■ **Records from a collection**:
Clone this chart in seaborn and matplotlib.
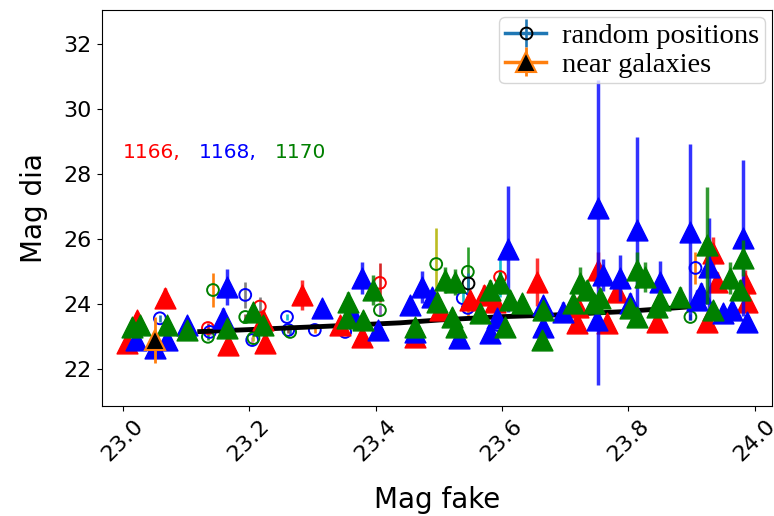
import numpy as np
import pandas as pd
import matplotlib
matplotlib.use("Agg")
import matplotlib.pyplot as plt
import seaborn as sns

# ---- detections near galaxies, one set per field ----
red_x = [23.007, 23.023, 23.067, 23.167, 23.222, 23.225, 23.284, 23.344, 23.379, 23.462,
         23.502, 23.550, 23.571, 23.589, 23.655, 23.719, 23.721, 23.752, 23.766, 23.782,
         23.845, 23.925, 23.933, 23.940, 23.985, 23.988]
red_y = [22.81, 23.52, 24.19, 22.75, 23.52, 22.81, 24.29, 23.36, 23.00, 23.00,
         23.82, 24.13, 24.29, 24.07, 24.69, 23.42, 23.93, 25.06, 23.42, 24.38,
         23.46, 23.46, 25.58, 24.69, 24.66, 24.07]
red_err = [0.15, 0.25, 0.3, 0.1, 0.3, 0.1, 0.45, 0.1, 0.1, 0.1,
           0.15, 0.2, 0.3, 0.2, 0.75, 0.15, 0.2, 0.55, 0.1, 0.3,
           0.15, 0.15, 0.5, 0.3, 0.4, 0.3]

blue_x = [23.021, 23.051, 23.070, 23.102, 23.159, 23.165, 23.315, 23.365, 23.379, 23.404,
          23.455, 23.462, 23.474, 23.490, 23.532, 23.581, 23.592, 23.610, 23.665, 23.665,
          23.697, 23.750, 23.752, 23.760, 23.787, 23.803, 23.814, 23.850, 23.898, 23.909,
          23.914, 23.928, 23.950, 23.964, 23.981, 23.988]
blue_y = [22.90, 22.66, 22.90, 23.36, 23.58, 24.53, 23.89, 23.67, 24.81, 23.21,
          23.98, 23.15, 24.53, 24.23, 22.96, 23.12, 23.58, 25.70, 23.98, 23.30,
          23.76, 23.52, 26.96, 24.90, 24.81, 24.04, 26.29, 24.69, 26.22, 24.13,
          24.35, 25.15, 23.73, 23.82, 26.04, 23.46]
blue_err_lo = [0.1, 0.1, 0.15, 0.15, 0.3, 0.55, 0.2, 0.2, 0.5, 0.15,
               0.2, 0.15, 0.5, 0.2, 0.15, 0.2, 0.2, 1.93, 0.2, 0.2,
               0.3, 0.3, 5.44, 0.5, 0.7, 0.3, 2.85, 0.65, 2.7, 0.3,
               0.3, 1.5, 0.2, 0.2, 2.4, 0.2]
blue_err_hi = [0.1, 0.1, 0.15, 0.15, 0.3, 0.55, 0.2, 0.2, 0.5, 0.15,
               0.2, 0.15, 0.5, 0.2, 0.15, 0.2, 0.2, 1.93, 0.2, 0.2,
               0.3, 0.3, 3.94, 0.5, 0.7, 0.3, 2.85, 0.65, 2.7, 0.3,
               0.3, 1.5, 0.2, 0.2, 2.4, 0.2]

green_x = [23.015, 23.027, 23.070, 23.102, 23.165, 23.206, 23.222, 23.357, 23.355, 23.380,
           23.396, 23.462, 23.497, 23.510, 23.526, 23.528, 23.521, 23.597, 23.581, 23.565,
           23.613, 23.632, 23.605, 23.663, 23.665, 23.724, 23.734, 23.713, 23.755, 23.745,
           23.803, 23.814, 23.814, 23.826, 23.850, 23.845, 23.882, 23.925, 23.934, 23.960,
           23.981, 23.976]
green_y = [23.30, 23.36, 23.36, 23.21, 23.27, 23.76, 23.36, 24.07, 23.58, 23.52,
           24.44, 23.30, 24.07, 24.75, 24.69, 23.30, 23.62, 24.66, 24.44, 23.73,
           24.13, 24.04, 23.30, 22.90, 23.82, 24.66, 24.44, 24.03, 24.19, 24.03,
           23.89, 23.61, 25.06, 24.84, 24.13, 23.93, 24.23, 25.82, 23.82, 24.81,
           25.42, 24.44]
green_err = [0.15, 0.15, 0.15, 0.1, 0.2, 0.2, 0.2, 0.3, 0.2, 0.2,
             0.45, 0.2, 0.25, 0.4, 0.4, 0.2, 0.2, 0.35, 0.3, 0.2,
             0.2, 0.2, 0.2, 0.15, 0.2, 0.5, 0.3, 0.2, 0.3, 0.2,
             0.2, 0.2, 0.55, 0.45, 0.3, 0.2, 0.3, 1.8, 0.2, 0.5,
             0.55, 0.3]

# ---- detections at random positions ----
rand_x = [23.059, 23.143, 23.135, 23.135, 23.138, 23.194, 23.194, 23.205, 23.207, 23.217,
          23.260, 23.265, 23.262, 23.304, 23.352, 23.407, 23.407, 23.496, 23.546, 23.538,
          23.546, 23.597, 23.594, 23.898, 23.906]
rand_y = [23.57, 24.44, 23.27, 23.00, 23.15, 24.29, 23.61, 22.90, 22.96, 23.93,
          23.61, 23.15, 23.21, 23.21, 23.15, 24.66, 23.82, 25.24, 25.00, 24.19,
          23.89, 24.84, 23.36, 23.61, 25.12]
rand_err = [0.1, 0.51, 0.15, 0.1, 0.1, 0.41, 0.1, 0.1, 0.1, 0.3,
            0.1, 0.1, 0.1, 0.1, 0.1, 0.6, 0.15, 1.1, 0.76, 0.2,
            0.25, 0.6, 0.1, 0.1, 0.5]
rand_field = ["1168", "1170", "1166", "1170", "1168", "1168", "1170", "1168", "1170", "1166",
              "1168", "1170", "1168", "1168", "1168", "1166", "1170", "1170", "1170", "1168",
              "1168", "1166", "1168", "1170", "1168"]

# reference points carrying the legend labels
rand_ref = (23.546, 24.66, 0.3)
near_ref = (23.051, 22.90, 0.7)

# running trend
trend_x = [23.122, 23.186, 23.307, 23.439, 23.502, 23.600, 23.681, 23.787, 23.902]
trend_y = [23.16, 23.21, 23.31, 23.43, 23.52, 23.62, 23.67, 23.77, 23.93]

fields = ["1166", "1168", "1170"]
field_colors = {"1166": "r", "1168": "b", "1170": "g"}
bar_cycle = ["C0", "C1", "C3", "C2", "C4", "C7", "C5", "C6", "C8", "C7",
             "C9", "C0", "C5", "C1", "C2", "C3", "C4", "C8", "C2", "C9",
             "C1", "C9", "C6", "C2", "C1"]

near = pd.concat([
    pd.DataFrame({"mag_fake": red_x, "mag_dia": red_y, "lo": red_err, "hi": red_err, "field": "1166"}),
    pd.DataFrame({"mag_fake": blue_x, "mag_dia": blue_y, "lo": blue_err_lo, "hi": blue_err_hi, "field": "1168"}),
    pd.DataFrame({"mag_fake": green_x, "mag_dia": green_y, "lo": green_err, "hi": green_err, "field": "1170"}),
], ignore_index=True)
rand = pd.DataFrame({"mag_fake": rand_x, "mag_dia": rand_y, "err": rand_err, "field": rand_field})

fig = plt.figure(figsize=(7.74, 5.16), dpi=100)
ax = fig.add_axes([0.1314, 0.2132, 0.8660, 0.7674])

# random positions: hollow circles, error bars in cycle colours
for i, row in rand.iterrows():
    ax.errorbar(row.mag_fake, row.mag_dia, yerr=row.err, fmt="none",
                ecolor=bar_cycle[i], elinewidth=1.9, zorder=1.5)
for f in fields:
    sub = rand[rand.field == f]
    sns.scatterplot(data=sub, x="mag_fake", y="mag_dia", marker="o", s=8.5 ** 2,
                    facecolors="none", edgecolor=field_colors[f], linewidth=1.4,
                    legend=False, zorder=2, ax=ax)
rp = ax.errorbar([rand_ref[0]], [rand_ref[1]], yerr=[rand_ref[2]], fmt="-o", color="C0",
                 mfc="none", mec="k", ms=8.5, mew=1.4, elinewidth=1.9, lw=2.5, zorder=2,
                 label="random positions")

# running trend
sns.lineplot(x=trend_x, y=trend_y, color="k", lw=3.5, zorder=2.5, ax=ax)

# near galaxies: filled triangles per field
z = 3
for f in fields:
    sub = near[near.field == f]
    ax.errorbar(sub.mag_fake, sub.mag_dia, yerr=[sub.lo, sub.hi], fmt="none",
                ecolor=field_colors[f], elinewidth=2.5, alpha=0.8, zorder=z)
    sns.scatterplot(data=sub, x="mag_fake", y="mag_dia", marker="^", s=15 ** 2,
                    color=field_colors[f], edgecolor=field_colors[f], linewidth=1.0,
                    legend=False, zorder=z + 0.1, ax=ax)
    z += 0.2
ng = ax.errorbar([near_ref[0]], [near_ref[1]], yerr=[near_ref[2]], fmt="-^", color="C1",
                 mfc="k", ms=15, mew=1.5, elinewidth=2.0, lw=2.5, zorder=z,
                 label="near galaxies")

# field labels
for xt, f in zip([23.0, 23.12, 23.24], ["1166,", "1168,", "1170"]):
    ax.text(xt, 28.5, f, color=field_colors[f.rstrip(",")], fontsize=14.5)

ax.set_xlim(22.967, 24.027)
ax.set_ylim(20.87, 33.06)
ax.set_xticks([23.0, 23.2, 23.4, 23.6, 23.8, 24.0])
ax.set_yticks([22, 24, 26, 28, 30, 32])
ax.tick_params(axis="both", labelsize=16)
plt.setp(ax.get_xticklabels(), rotation=45)
ax.set_xlabel("Mag fake", fontsize=20, labelpad=15)
ax.set_ylabel("Mag dia", fontsize=20, labelpad=11)

ax.legend(handles=[rp, ng], loc="upper right", borderaxespad=0.25,
          prop={"family": "Liberation Serif", "size": 20.5},
          handlelength=1.45, handletextpad=0.55, labelspacing=0.1, borderpad=0.2)

fig.savefig("out.png", dpi=100)
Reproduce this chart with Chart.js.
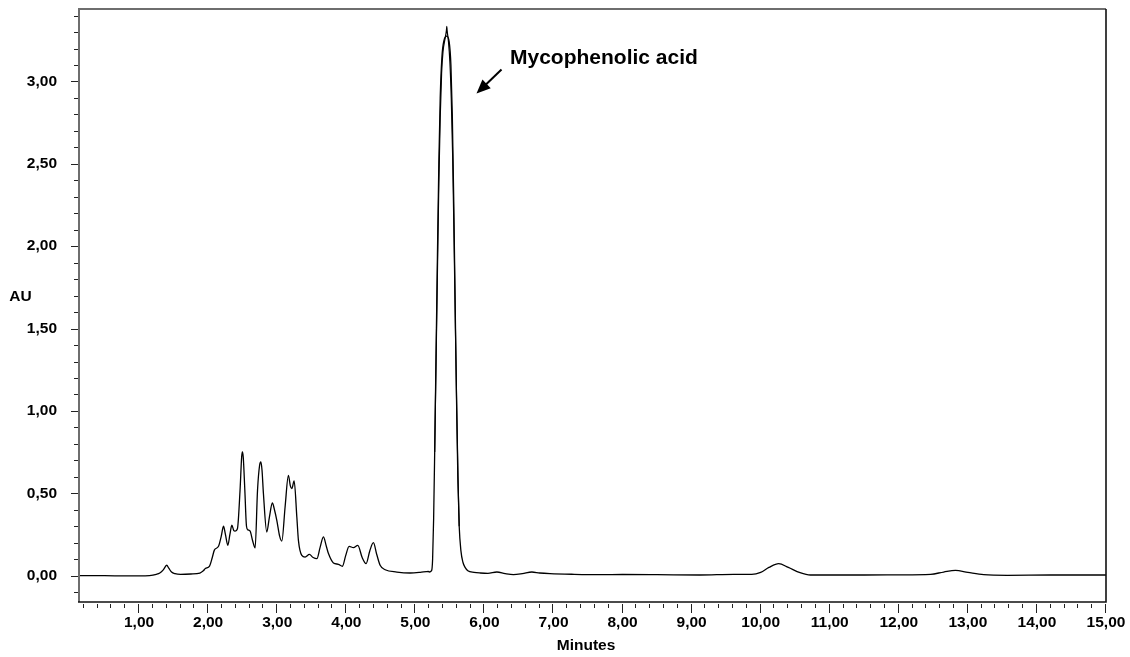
<!DOCTYPE html>
<html>
<head>
<meta charset="utf-8">
<script src="https://cdn.jsdelivr.net/npm/chart.js@4.4.1/dist/chart.umd.min.js"></script>
<style>
  html, body { margin: 0; padding: 0; background: #fff; }
  #wrap { width: 1130px; height: 657px; position: relative; }
</style>
</head>
<body>
<div id="wrap"><canvas id="c" width="1130" height="657"></canvas></div>
<script>
// ---- Data ----
const timeMin = [
  0.13, 0.50, 0.80, 1.00, 1.15, 1.25, 1.30, 1.35, 1.40, 1.43, 1.47, 1.52, 1.60, 1.75, 1.88, 1.93, 1.96,
  2.02, 2.06, 2.09, 2.15, 2.19, 2.222, 2.25, 2.285, 2.315, 2.343, 2.37, 2.39, 2.424, 2.462, 2.485, 2.496,
  2.508, 2.531, 2.555, 2.575, 2.608, 2.645, 2.68, 2.715, 2.745, 2.763, 2.78, 2.80, 2.849, 2.887, 2.93,
  2.96, 2.994, 3.035, 3.067, 3.114, 3.162, 3.19, 3.211, 3.245, 3.284, 3.307, 3.356, 3.404, 3.466, 3.52,
  3.574, 3.62, 3.669, 3.71, 3.742, 3.814, 3.886, 3.944, 3.99, 4.041, 4.104, 4.167, 4.23, 4.287, 4.34,
  4.393, 4.44, 4.49, 4.563, 4.732, 4.925, 5.07, 5.19,
  5.20, 5.235, 5.25, 5.265, 5.28, 5.30, 5.32, 5.34, 5.36, 5.385, 5.415, 5.455, 5.49, 5.515, 5.535, 5.555,
  5.575, 5.595, 5.615, 5.635, 5.66, 5.69, 5.72, 5.76, 5.85,
  5.94, 6.05, 6.18, 6.30, 6.42, 6.55, 6.687, 6.80, 6.95, 7.30, 7.676, 8.00, 8.50, 9.12, 9.61, 9.87,
  10.00, 10.12, 10.26, 10.40, 10.57, 10.72, 11.50, 12.00, 12.46, 12.65, 12.82, 13.00, 13.23, 13.57,
  14.20, 15.00
];
const absorbanceAU = [
  0.000, 0.000, -0.002, -0.002, 0.000, 0.008, 0.016, 0.035, 0.063, 0.045, 0.022, 0.012, 0.008, 0.010, 0.016, 0.030, 0.043,
  0.058, 0.110, 0.155, 0.178, 0.240, 0.300, 0.250, 0.184, 0.250, 0.306, 0.275, 0.270, 0.285, 0.520, 0.720, 0.751,
  0.720, 0.520, 0.300, 0.278, 0.270, 0.210, 0.168, 0.520, 0.670, 0.690, 0.640, 0.500, 0.265, 0.356, 0.441,
  0.400, 0.336, 0.240, 0.210, 0.417, 0.609, 0.545, 0.528, 0.575, 0.356, 0.214, 0.123, 0.113, 0.129, 0.110,
  0.103, 0.170, 0.235, 0.180, 0.134, 0.077, 0.069, 0.057, 0.120, 0.178, 0.170, 0.184, 0.110, 0.073, 0.150,
  0.200, 0.130, 0.063, 0.036, 0.022, 0.016, 0.020, 0.026,
  0.022, 0.030, 0.100, 0.350, 0.750, 1.350, 1.950, 2.500, 2.900, 3.150, 3.250, 3.275, 3.240, 3.100, 2.800, 2.300,
  1.700, 1.100, 0.600, 0.300, 0.150, 0.080, 0.050, 0.030, 0.020,
  0.016, 0.014, 0.022, 0.012, 0.006, 0.012, 0.022, 0.016, 0.012, 0.008, 0.006, 0.007, 0.006, 0.004, 0.008, 0.008,
  0.020, 0.050, 0.073, 0.050, 0.018, 0.004, 0.004, 0.005, 0.008, 0.022, 0.032, 0.020, 0.006, 0.002,
  0.004, 0.004
];
// second overlaid injection trace around the main peak (slightly narrower, sharper apex)
const overlayTime = [5.28, 5.30, 5.32, 5.34, 5.36, 5.38, 5.40, 5.43, 5.45, 5.455, 5.46, 5.48, 5.50, 5.52, 5.54, 5.56, 5.58, 5.60, 5.62, 5.635];
const overlayAU   = [0.75, 1.30, 1.85, 2.38, 2.78, 3.05, 3.18, 3.26, 3.31, 3.335, 3.31, 3.24, 3.12, 2.90, 2.55, 2.05, 1.50, 1.00, 0.55, 0.30];

const xMajorTicks = [1, 2, 3, 4, 5, 6, 7, 8, 9, 10, 11, 12, 13, 14, 15];
const yMajorTicks = [0, 0.5, 1.0, 1.5, 2.0, 2.5, 3.0];
const xRange = [0.13, 15.0];
const yRange = [-0.16, 3.44];
const xTitle = 'Minutes';
const yTitle = 'AU';
const peakLabel = 'Mycophenolic acid';

const FONT = "'Liberation Sans', Arial, Helvetica, sans-serif";
const fmt = v => Number(v).toFixed(2).replace('.', ',');
const noPad = s => { s.paddingLeft = 0; s.paddingRight = 0; s.paddingTop = 0; s.paddingBottom = 0; };

const framePlugin = {
  id: 'frame',
  afterDraw(chart) {
    const { ctx, chartArea: a, scales } = chart;
    const xs = scales.x, ys = scales.y;
    ctx.save();
    // minor / major ticks - y axis
    ctx.strokeStyle = '#222';
    ctx.lineWidth = 1;
    for (let i = -1; i <= 34; i++) {
      const v = i / 10;
      const py = Math.round(ys.getPixelForValue(v)) + 0.5;
      const major = (i % 5 === 0) && i >= 0 && i <= 30;
      ctx.beginPath();
      ctx.moveTo(a.left - (major ? 8 : 5), py);
      ctx.lineTo(a.left, py);
      ctx.stroke();
    }
    // x axis ticks
    for (let i = 1; i <= 75; i++) {
      const v = i / 5;
      const px = Math.round(xs.getPixelForValue(v)) - 0.5;
      const major = i % 5 === 0;
      ctx.beginPath();
      ctx.moveTo(px, a.bottom + 2);
      ctx.lineTo(px, a.bottom + (major ? 11 : 6));
      ctx.stroke();
    }
    // frame
    ctx.lineWidth = 2;
    ctx.strokeStyle = '#6e6e6e';
    ctx.beginPath();
    ctx.moveTo(a.left, a.bottom);
    ctx.lineTo(a.left, a.top);
    ctx.lineTo(a.right, a.top);
    ctx.stroke();
    ctx.lineWidth = 1.6;
    ctx.strokeStyle = '#111';
    ctx.beginPath();
    ctx.moveTo(a.right, a.top);
    ctx.lineTo(a.right, a.bottom);
    ctx.lineTo(a.left - 1, a.bottom);
    ctx.stroke();

    // axis titles
    ctx.fillStyle = '#000';
    ctx.font = 'bold 15.5px ' + FONT;
    ctx.textAlign = 'center';
    ctx.textBaseline = 'middle';
    ctx.fillText(xTitle, 586, 646);
    ctx.fillText(yTitle, 20.5, 297);

    // annotation
    ctx.font = 'bold 21px ' + FONT;
    ctx.textAlign = 'left';
    ctx.textBaseline = 'alphabetic';
    ctx.fillText(peakLabel, 510, 64);
    // arrow
    const sx = 501.5, sy = 69.5, tx = 476.5, ty = 93.5;
    const dx = tx - sx, dy = ty - sy, len = Math.hypot(dx, dy);
    const ux = dx / len, uy = dy / len;
    const hl = 14, hw = 6;
    const bx = tx - ux * hl, by = ty - uy * hl;
    ctx.strokeStyle = '#000';
    ctx.lineWidth = 2;
    ctx.beginPath();
    ctx.moveTo(sx, sy);
    ctx.lineTo(bx + ux * 2, by + uy * 2);
    ctx.stroke();
    ctx.beginPath();
    ctx.moveTo(tx, ty);
    ctx.lineTo(bx - uy * hw, by + ux * hw);
    ctx.lineTo(bx + uy * hw, by - ux * hw);
    ctx.closePath();
    ctx.fill();
    ctx.restore();
  }
};

new Chart(document.getElementById('c'), {
  type: 'line',
  data: {
    datasets: [
      {
        data: timeMin.map((t, i) => ({ x: t, y: absorbanceAU[i] })),
        borderColor: '#000',
        borderWidth: 1.3,
        pointRadius: 0,
        cubicInterpolationMode: 'monotone',
        fill: false
      },
      {
        data: overlayTime.map((t, i) => ({ x: t, y: overlayAU[i] })),
        borderColor: '#000',
        borderWidth: 1.2,
        pointRadius: 0,
        cubicInterpolationMode: 'monotone',
        fill: false
      }
    ]
  },
  options: {
    responsive: false,
    animation: false,
    events: [],
    layout: { padding: { left: 0, top: 9, right: 24, bottom: 0 } },
    plugins: { legend: { display: false }, tooltip: { enabled: false }, title: { display: false } },
    scales: {
      x: {
        type: 'linear',
        min: xRange[0], max: xRange[1],
        afterBuildTicks: s => { s.ticks = xMajorTicks.map(v => ({ value: v })); },
        afterFit: s => { s.height = 55; noPad(s); },
        grid: { display: false, drawTicks: false },
        border: { display: false },
        ticks: {
          autoSkip: false, maxRotation: 0, minRotation: 0, padding: 11,
          color: '#000',
          font: { family: FONT, size: 15.5, weight: 'bold' },
          callback: v => fmt(v)
        }
      },
      y: {
        type: 'linear',
        min: yRange[0], max: yRange[1],
        afterBuildTicks: s => { s.ticks = yMajorTicks.map(v => ({ value: v })); },
        afterFit: s => { s.width = 79; noPad(s); },
        grid: { display: false, drawTicks: false },
        border: { display: false },
        ticks: {
          padding: 22,
          color: '#000',
          font: { family: FONT, size: 15.5, weight: 'bold' },
          callback: v => fmt(v)
        }
      }
    }
  },
  plugins: [framePlugin]
});
</script>
</body>
</html>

■ **STATED PROBLEM**:
Begin at the first line of the material and copy each line exactly through the one containing "import seaborn as sns". Omit pictures.

■ **RESULT**:
Clone this chart in seaborn and matplotlib.
import numpy as np
import pandas as pd
import matplotlib
matplotlib.use("Agg")
import matplotlib.pyplot as plt
import seaborn as sns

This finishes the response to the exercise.